El principal asesor de política interior de FDR, Rexford Tugwell, de Harvard, declaró que el New Deal no era más que una extensión de lo que Hoover había iniciado. Y se extendió, con toda la economía cartelizada bajo la supervisión del gobierno, la ilegalización de la reducción de precios, impuestos sobre el empleo que hacían cada vez menos rentable dar trabajo a la gente, programas gubernamentales masivos de creación de puestos de trabajo y los impuestos asesinos de empleos impuestos para financiarlos, la ley del salario mínimo destructora de empleos, leyes que concedían privilegios especiales a los sindicatos para poder eliminar aún más puestos de trabajo mediante salarios más altos durante una depresión, y un nivel de incertidumbre empresarial creado por el gobierno que hacía que la inversión de capital privado fuera negativa. En 1939, la tasa de desempleo seguía siendo superior al 17%, casi seis veces más que en 1929. 

Así que sí, las elecciones de 1928 tuvieron un impacto importante en la economía porque, por primera vez en la historia de América, se respondió al «pánico» con una intervención masiva del gobierno, aún más masiva gracias a FDR. La ideología progresista, que había evolucionado durante las siete décadas anteriores, lo hizo posible.

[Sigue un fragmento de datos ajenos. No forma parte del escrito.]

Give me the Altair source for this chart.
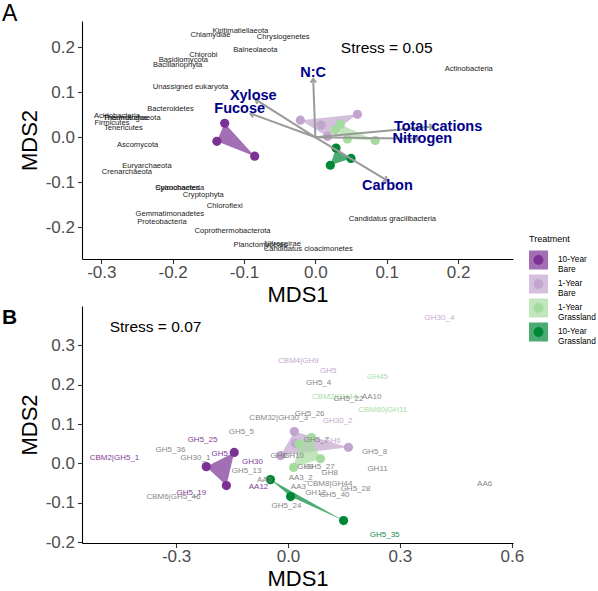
import math
import altair as alt
import pandas as pd

FONT = "Liberation Sans"
TREATMENTS = ["10-Year Bare", "1-Year Bare", "1-Year Grassland", "10-Year Grassland"]
PALETTE = ["#7b3294", "#c2a5cf", "#a6dba0", "#008837"]
GREY_LABEL = "#7f7f7f"

# ---------------- Panel A: taxa NMDS ----------------
a_site_group = (["10-Year Bare"] * 3 + ["1-Year Bare"] * 4
                + ["1-Year Grassland"] * 4 + ["10-Year Grassland"] * 3)
a_site_mds1 = [-0.127, -0.138, -0.085,
               -0.021, 0.059, 0.008, 0.017,
               0.035, 0.028, 0.045, 0.084,
               0.029, 0.050, 0.021]
a_site_mds2 = [0.031, -0.009, -0.042,
               0.038, 0.051, 0.027, 0.002,
               0.029, 0.016, -0.004, -0.007,
               -0.024, -0.047, -0.062]

a_taxa = ["Kiritimatiellaeota", "Chlamydiae", "Chrysiogenetes", "Balneolaeota",
          "Chlorobi", "Basidiomycota", "Bacillariophyta", "Unassigned eukaryota",
          "Bacteroidetes", "Acidobacteria", "Thaumarchaeota", "Thermotogae",
          "Firmicutes", "Tenericutes", "Ascomycota", "Euryarchaeota",
          "Crenarchaeota", "Cyanobacteria", "Spirochaetes", "Cryptophyta",
          "Chloroflexi", "Gemmatimonadetes", "Proteobacteria",
          "Coprothermobacterota", "Planctomycetes", "Nitrospirae",
          "Candidatus cloacimonetes", "Candidatus gracilibacteria", "Actinobacteria"]
a_taxa_mds1 = [-0.105, -0.147, -0.045, -0.084,
               -0.157, -0.185, -0.193, -0.175,
               -0.203, -0.278, -0.257, -0.266,
               -0.285, -0.269, -0.249, -0.236,
               -0.264, -0.190, -0.193, -0.157,
               -0.127, -0.204, -0.215,
               -0.116, -0.077, -0.046,
               -0.010, 0.108, 0.215]
a_taxa_mds2 = [0.236, 0.227, 0.222, 0.193,
               0.182, 0.171, 0.160, 0.111,
               0.062, 0.047, 0.042, 0.042,
               0.031, 0.020, -0.018, -0.064,
               -0.078, -0.113, -0.113, -0.127,
               -0.153, -0.171, -0.187,
               -0.207, -0.238, -0.236,
               -0.247, -0.182, 0.151]

a_vectors = ["N:C", "Total cations", "Nitrogen", "Carbon", "Xylose", "Fucose"]
a_vec_mds1 = [-0.003, 0.165, 0.145, 0.101, -0.084, -0.091]
a_vec_mds2 = [0.130, 0.024, -0.003, -0.096, 0.084, 0.053]
a_vec_lab_mds1 = [-0.003, 0.172, 0.150, 0.101, -0.087, -0.106]
a_vec_lab_mds2 = [0.142, 0.022, -0.004, -0.109, 0.091, 0.062]

# ---------------- Panel B: CAZyme NMDS ----------------
b_site_group = (["10-Year Bare"] * 3 + ["1-Year Bare"] * 4
                + ["1-Year Grassland"] * 4 + ["10-Year Grassland"] * 3)
b_site_mds1 = [-0.144, -0.219, -0.165,
               0.017, -0.020, 0.162, 0.020,
               0.063, 0.087, 0.015, 0.030,
               -0.047, 0.007, 0.149]
b_site_mds2 = [0.028, -0.008, -0.056,
               0.081, 0.020, 0.041, 0.051,
               0.066, 0.012, -0.010, 0.050,
               -0.041, -0.084, -0.145]

b_genes = ["GH30_4", "CBM4|GH9", "GH5", "GH5_4", "GH45", "CBM2|GH44", "GH5_22",
           "AA10", "CBM60|GH11", "GH5_26", "CBM32|GH30_3", "GH30_2", "GH5_5",
           "GH5_25", "GH5_36", "GH5", "GH30_1", "CBM2|GH5_1", "GH30", "GH5_13",
           "AA5", "AA12", "GH5_19", "CBM6|GH5_46", "GH5_24", "GH5_35", "AA6",
           "GH11", "GH5_8", "GH5_28", "GH5_40", "CBM8|GH44", "GH12", "AA3",
           "AA3_2", "GH8", "GH5_27", "GH9", "GH6", "GH10", "GH5_7", "GH6"]
b_gene_group = ["1-Year Bare", "1-Year Bare", "1-Year Bare", "none", "1-Year Grassland",
                "1-Year Grassland", "none", "none", "1-Year Grassland", "none", "none",
                "1-Year Bare", "none", "10-Year Bare", "none", "10-Year Bare", "none",
                "10-Year Bare", "10-Year Bare", "none", "none", "10-Year Bare",
                "10-Year Bare", "none", "none", "10-Year Grassland", "none", "none",
                "none", "none", "none", "none", "none", "none", "none", "none", "none",
                "none", "none", "none", "none", "1-Year Bare"]
b_gene_mds1 = [0.406, 0.028, 0.108, 0.082, 0.240, 0.125, 0.162,
               0.224, 0.254, 0.058, -0.025, 0.133, -0.125,
               -0.229, -0.315, -0.183, -0.248, -0.465, -0.095, -0.111,
               -0.063, -0.079, -0.259, -0.307, -0.004, 0.259, 0.527,
               0.240, 0.232, 0.181, 0.125, 0.112, 0.074, 0.028,
               0.034, 0.112, 0.085, 0.047, -0.025, 0.015, 0.076, 0.119]
b_gene_mds2 = [0.369, 0.260, 0.234, 0.204, 0.219, 0.170, 0.163,
               0.170, 0.135, 0.125, 0.115, 0.107, 0.081,
               0.059, 0.033, 0.025, 0.015, 0.013, 0.003, -0.018,
               -0.041, -0.059, -0.076, -0.086, -0.107, -0.181, -0.051,
               -0.015, 0.028, -0.064, -0.079, -0.051, -0.074, -0.061,
               -0.038, -0.023, -0.008, -0.010, 0.020, 0.020, 0.059, 0.056]

# ---------------- layout constants ----------------
W, H_A, H_B = 431, 238, 237
XA, YA = [-0.327, 0.277], [-0.270, 0.258]
XB, YB = [-0.552, 0.603], [-0.202, 0.400]


def hull_rows(groups, xs, ys):
    """Convex hull (monotone chain) of each treatment, returned as ordered vertices."""
    rows = []
    for g in TREATMENTS:
        pts = sorted({(x, y) for gg, x, y in zip(groups, xs, ys) if gg == g})
        if len(pts) < 3:
            hull = pts
        else:
            def cross(o, a, b):
                return (a[0] - o[0]) * (b[1] - o[1]) - (a[1] - o[1]) * (b[0] - o[0])
            lower, upper = [], []
            for p in pts:
                while len(lower) >= 2 and cross(lower[-2], lower[-1], p) <= 0:
                    lower.pop()
                lower.append(p)
            for p in reversed(pts):
                while len(upper) >= 2 and cross(upper[-2], upper[-1], p) <= 0:
                    upper.pop()
                upper.append(p)
            hull = lower[:-1] + upper[:-1]
        hull = hull + hull[:1]
        for i, (x, y) in enumerate(hull):
            rows.append({"Treatment": g, "MDS1": x, "MDS2": y, "vid": i})
    return pd.DataFrame(rows)


def minus_fix():
    return "replace(format(datum.value, '.1f'), '\u2212', '-')"


def xenc(field, dom, ticks):
    return alt.X(f"{field}:Q", title="MDS1",
                 scale=alt.Scale(domain=dom, nice=False, zero=False),
                 axis=alt.Axis(values=ticks, labelExpr=minus_fix(), labelPadding=1))


def yenc(field, dom, ticks):
    return alt.Y(f"{field}:Q", title="MDS2",
                 scale=alt.Scale(domain=dom, nice=False, zero=False),
                 axis=alt.Axis(values=ticks, labelExpr=minus_fix(), labelPadding=3))


# legend position is measured from the top-left corner of panel A's plot area;
# both keys use the same symbol box so their rows line up exactly
LEG_X, LEG_Y = 447, 213.5
SWATCH = 361
DOT_PATH = "M-0.52,0A0.52,0.52 0 1,0 0.52,0A0.52,0.52 0 1,0 -0.52,0Z"
leg_common = dict(orient="none", legendX=LEG_X, legendY=LEG_Y, symbolSize=SWATCH,
                  labelExpr="split(datum.label, ' ')", labelFont=FONT,
                  labelFontSize=8.3, labelOffset=10, symbolStrokeWidth=0,
                  titleFont=FONT, titleFontSize=9, titleFontWeight="normal",
                  titleColor="black", titlePadding=7, rowPadding=0, labelLimit=200)
legend_square = alt.Legend(title="Treatment", symbolType="square",
                           symbolOpacity=0.7, labelColor="black", **leg_common)
legend_dot = alt.Legend(title="Treatment ", symbolType=DOT_PATH, symbolOpacity=1,
                        labelOpacity=0, titleOpacity=0, **leg_common)

# hull polygons carry an explicit domain, the points a data-driven one, so that the
# two legends stay separate and can be stacked into one swatch-with-dot key
hull_color = alt.Color("Treatment:N", scale=alt.Scale(domain=TREATMENTS, range=PALETTE),
                       legend=legend_square)
point_fill = alt.Fill("Group:N", sort=TREATMENTS, scale=alt.Scale(range=PALETTE),
                      legend=legend_dot)


def sites_layers(groups, xs, ys, xdom, ydom, xt, yt):
    hull = hull_rows(groups, xs, ys)
    pts = pd.DataFrame({"Group": groups, "MDS1": xs, "MDS2": ys})
    hull_layer = alt.Chart(hull).mark_line(filled=True, fillOpacity=0.7, strokeWidth=0).encode(
        x=xenc("MDS1", xdom, xt), y=yenc("MDS2", ydom, yt),
        color=hull_color, order="vid:Q")
    point_layer = alt.Chart(pts).mark_circle(size=85, opacity=1).encode(
        x=xenc("MDS1", xdom, xt), y=yenc("MDS2", ydom, yt), fill=point_fill)
    return hull_layer, point_layer


def letter(t, y, bold):
    return alt.Chart(pd.DataFrame({"t": [t]})).mark_text(
        font=FONT, fontSize=23 if not bold else 21, fontWeight="bold" if bold else "normal",
        align="left", baseline="alphabetic", color="black").encode(
        x=alt.value(-80), y=alt.value(y), text="t:N")


# ---- Panel A ----
XT_A, YT_A = [-0.3, -0.2, -0.1, 0.0, 0.1, 0.2], [-0.2, -0.1, 0.0, 0.1, 0.2]
hullA, pointsA = sites_layers(a_site_group, a_site_mds1, a_site_mds2, XA, YA, XT_A, YT_A)

sx_a = W / (XA[1] - XA[0])
sy_a = H_A / (YA[1] - YA[0])
vec = pd.DataFrame({"name": a_vectors, "x0": 0.0, "y0": 0.0,
                    "MDS1": a_vec_mds1, "MDS2": a_vec_mds2,
                    "lx": a_vec_lab_mds1, "ly": a_vec_lab_mds2})
vec["ang"] = [math.degrees(math.atan2(x * sx_a, y * sy_a)) % 360
              for x, y in zip(vec["MDS1"], vec["MDS2"])]

arrowsA = alt.Chart(vec).mark_rule(color="#9a9a9a", strokeWidth=2).encode(
    x=xenc("x0", XA, XT_A), y=yenc("y0", YA, YT_A), x2="MDS1:Q", y2="MDS2:Q")
headsA = alt.Chart(vec).mark_point(shape="M-0.75,1L0,0L0.75,1", filled=False,
                                   color="#9a9a9a", strokeWidth=1.8, size=60, opacity=1).encode(
    x=xenc("MDS1", XA, XT_A), y=yenc("MDS2", YA, YT_A),
    angle=alt.Angle("ang:Q", scale=None))
vecLabA = alt.Chart(vec).mark_text(font=FONT, fontSize=14.5, fontWeight="bold",
                                   color="#00008b").encode(
    x=xenc("lx", XA, XT_A), y=yenc("ly", YA, YT_A), text="name:N")

taxa = pd.DataFrame({"taxon": a_taxa, "MDS1": a_taxa_mds1, "MDS2": a_taxa_mds2})
taxaA = alt.Chart(taxa).mark_text(font=FONT, fontSize=7.6, color="#222222").encode(
    x=xenc("MDS1", XA, XT_A), y=yenc("MDS2", YA, YT_A), text="taxon:N")

stressA = alt.Chart(pd.DataFrame({"MDS1": [0.100], "MDS2": [0.198], "t": ["Stress = 0.05"]})
                    ).mark_text(font=FONT, fontSize=15.5, color="black").encode(
    x=xenc("MDS1", XA, XT_A), y=yenc("MDS2", YA, YT_A), text="t:N")

panelA = alt.layer(hullA, pointsA, arrowsA, headsA, taxaA, vecLabA, stressA,
                   letter("A", 0, False)).properties(width=W, height=H_A)

# ---- Panel B ----
XT_B, YT_B = [-0.3, 0.0, 0.3, 0.6], [-0.2, -0.1, 0.0, 0.1, 0.2, 0.3]
hullB, pointsB = sites_layers(b_site_group, b_site_mds1, b_site_mds2, XB, YB, XT_B, YT_B)

genes = pd.DataFrame({"gene": b_genes, "grp": b_gene_group,
                      "MDS1": b_gene_mds1, "MDS2": b_gene_mds2})
label_colors = dict(zip(TREATMENTS, PALETTE))
label_colors["none"] = GREY_LABEL
gene_layers = []
for grp, col in label_colors.items():
    gene_layers.append(
        alt.Chart(genes[genes["grp"] == grp]).mark_text(
            font=FONT, fontSize=8, color=col, opacity=0.95).encode(
            x=xenc("MDS1", XB, XT_B), y=yenc("MDS2", YB, YT_B), text="gene:N"))

stressB = alt.Chart(pd.DataFrame({"MDS1": [-0.355], "MDS2": [0.346], "t": ["Stress = 0.07"]})
                    ).mark_text(font=FONT, fontSize=15.5, color="black").encode(
    x=xenc("MDS1", XB, XT_B), y=yenc("MDS2", YB, YT_B), text="t:N")

panelB = alt.layer(hullB, pointsB, *gene_layers, stressB,
                   letter("B", 18, True)).properties(width=W, height=H_B)

chart = alt.vconcat(panelA, panelB, spacing=0).properties(
    padding={"left": 2, "top": 3, "right": 0, "bottom": 0}
).configure_view(stroke=None).configure_axis(
    grid=False, domainColor="black", domainWidth=1.1, tickColor="#333333",
    tickSize=4.5, tickWidth=1.1, labelFont=FONT, labelFontSize=17, labelColor="#4d4d4d",
    titleFont=FONT, titleFontSize=22, titleFontWeight="normal", titleColor="black",
    titlePadding=4
)

chart.save("out.html", embed_options={"renderer": "svg", "actions": False})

El resultado final fue una Gran Depresión que duró dieciséis años y que sólo terminó cuando terminó la Segunda Guerra Mundial, el ejército se desmovilizó y el presupuesto federal se redujo en dos tercios de 1945 a 1948. (El desempleo desapareció durante la guerra al alistarse diez millones de hombres en el ejército, pero el nivel de vida empeoró para muchos americanos porque se desviaron muchos recursos del uso civil al militar y el socialismo de guerra paralizó la economía del sector privado incluso más de lo que lo hizo el New Deal).

Por último, las elecciones han tenido a veces importancia después de que un Estado haya creado una calamidad económica, como la década de estanflación que sufrieron los americanos después de que Nixon cerrara la ventana del oro. La elección de Reagan aceleró la desregulación del petróleo y el gas, las aerolíneas y el transporte por carretera iniciada por la administración Carter, y se produjeron importantes recortes de impuestos y una relativa restricción monetaria a principios de la década de 1980. 

Así que sí, las elecciones pueden tener importantes repercusiones en la economía, pero las más importantes vienen precedidas de algún tipo de revolución en el mundo de las ideas, para bien o para mal. 

La misión del Instituto Mises siempre ha sido proporcionar un argumento lo más claro y conciso posible, basado en la tradición misesiana/rothbardiana, de que la libertad económica siempre triunfa sobre la esclavitud económica del intervencionismo y el socialismo. El Instituto ha sido esencialmente una fábrica de munición en la guerra de ideas durante los últimos cuarenta y dos años. Es crucial que estas ideas se sigan difundiendo por todas partes si queremos dar un giro de 180 grados en el camino hacia la servidumbre. 

Este artículo es una adaptación de un discurso pronunciado en el Círculo Mises de Fort Myers, Florida, el 9 de noviembre de 2024.